The real work comes when the election is over

Forget MSNBC, Fox News, and the polls. If you wanted to know the outcome of the presidential contest a week out of the election, all you had to do was sample the women (all ages) in Teri O’s Thursday morning exercise class at the Durango Community Recreation Center. They knew President Obama was going to win, not just nationally but in Colorado as well.
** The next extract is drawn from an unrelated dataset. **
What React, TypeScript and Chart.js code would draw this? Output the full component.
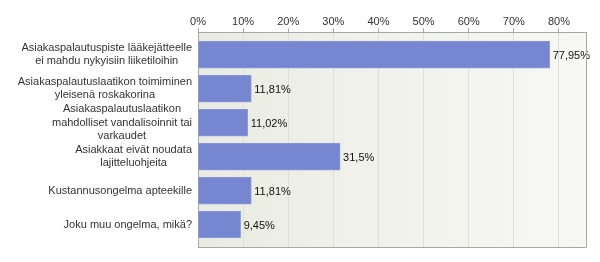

The election results did not create a mandate for Obama or the Democrats. If the majority of the public agreed upon anything it was that the campaign ads were simply terrible – from the top of the ticket down to the bottom – and that the costs of the campaign (estimated $6 billion) gave “excessive” a new meaning. The ads by the parties were distasteful enough, but those by the super PACs were most offensive because of their deliberate distortions and simplistic portrayals of complicated issues. The pricey ads didn’t have much of a payoff. According to a USA Today poll of undecided voters, television ads ranked behind the debates, editorials, the conventions and preferences of friends and family in terms of influence.

It will be interesting to see whether public cynicism stemming from the ads or the campaigns run by the major parties results in an increase among voters who opt for “unaffiliated” status. Two years ago, 26 percent of those in La Plata County were registered as unaffiliated (27 percent for the state overall) but this year the figures rose to 33 percent for both La Plata County and the state.

Several conclusions can be drawn from the election results. First and most obvious, the country is still divided politically. The Democrats scored well where it mattered, but the Republican Party is not destined for the graveyard.

Second, the Republican Party has the larger task now of deciding whether to continue to devolve into a narrowly focused ideological organization defined more by what it is opposed to than what it advocates or move toward the center with a philosophy that attracts moderate voters. The demographics work against Republicans. As Sen. Susan Collins, R-Maine, said, they can’t just appeal to rural white voters. Tea party candidates were hammered across the country.

Third, Democrats must also be introspective in assessing their victories and prepared to vote for budget reductions in programs that affect their constituents.

Fourth, if the voters sent an overall message last Tuesday it was one of moderation: A progressive centrist government is more appealing than either political extreme. Obama was returned to office to finish the job he began, with the focus on the economy, not to launch major new programs.

Fifth, and most important, voters overwhelmingly want to see government operate in an effective and nonpartisan manner. The problems we face are evident: an economy that is growing too slowly, a federal debt that has spiraled to frightening proportions, and major policy issues that need to be addressed – immigration, energy and entitlement reforms. Most Americans stand ready for compromise and dialogue rather than continue the politics of “no.”

Compromise will be tested soon. If a fiscal agreement isn’t reached by early January on a long-term plan for closing the federal debt, then $570 billion in tax increases and spending cuts will take effect. Moderates from both parties recognize the need for entitlement adjustments, spending reductions for many government programs and broad tax reform that eliminates many tax loopholes, reduces business taxes and increases some taxes, especially on those earning more than $250,000 a year.

Colorado voted blue this election, and La Plata County even more so. There was no change in the makeup of the state’s congressional delegation (all re-elected; three Democrats and four Republicans, including Scott Tipton who handily fended off the challenge from Sal Pace). However, both chambers of the state Legislature are now controlled by Democrats. This will give Gov. Hickenlooper an easier time with his agenda, which is dictated in large part by how well the economy is doing.

In a significant local change, Durango lawyer Mike McLachlan defeated conservative J. Paul Brown in the 59th House District.

The voters’ approval of Amendment 64 to legalize recreational use of marijuana conflicts with federal law prohibiting its possession and use except under certain circumstances.

Hickenlooper has asked Attorney General Eric Holder for guidance on just how the state should proceed with this troublesome issue.

If you don’t believe that one vote (OK, a handful) can make a difference, contemplate the small number of votes separating winners from losers in the county commissioner races. Julie Westendorff will replace Wally White and, baring a change in the recount, Gwen Lachelt will defeat Kellie Hotter. Their main task remains the unfinished comprehensive plan.

Time to rest up, voters. In less than two years, we’ll see Hickenlooper on the 2014 ballot should he run for a second term, along with U.S. Sen. Mark Udall, Rep. Scott Tipton and those involved in county and city contests.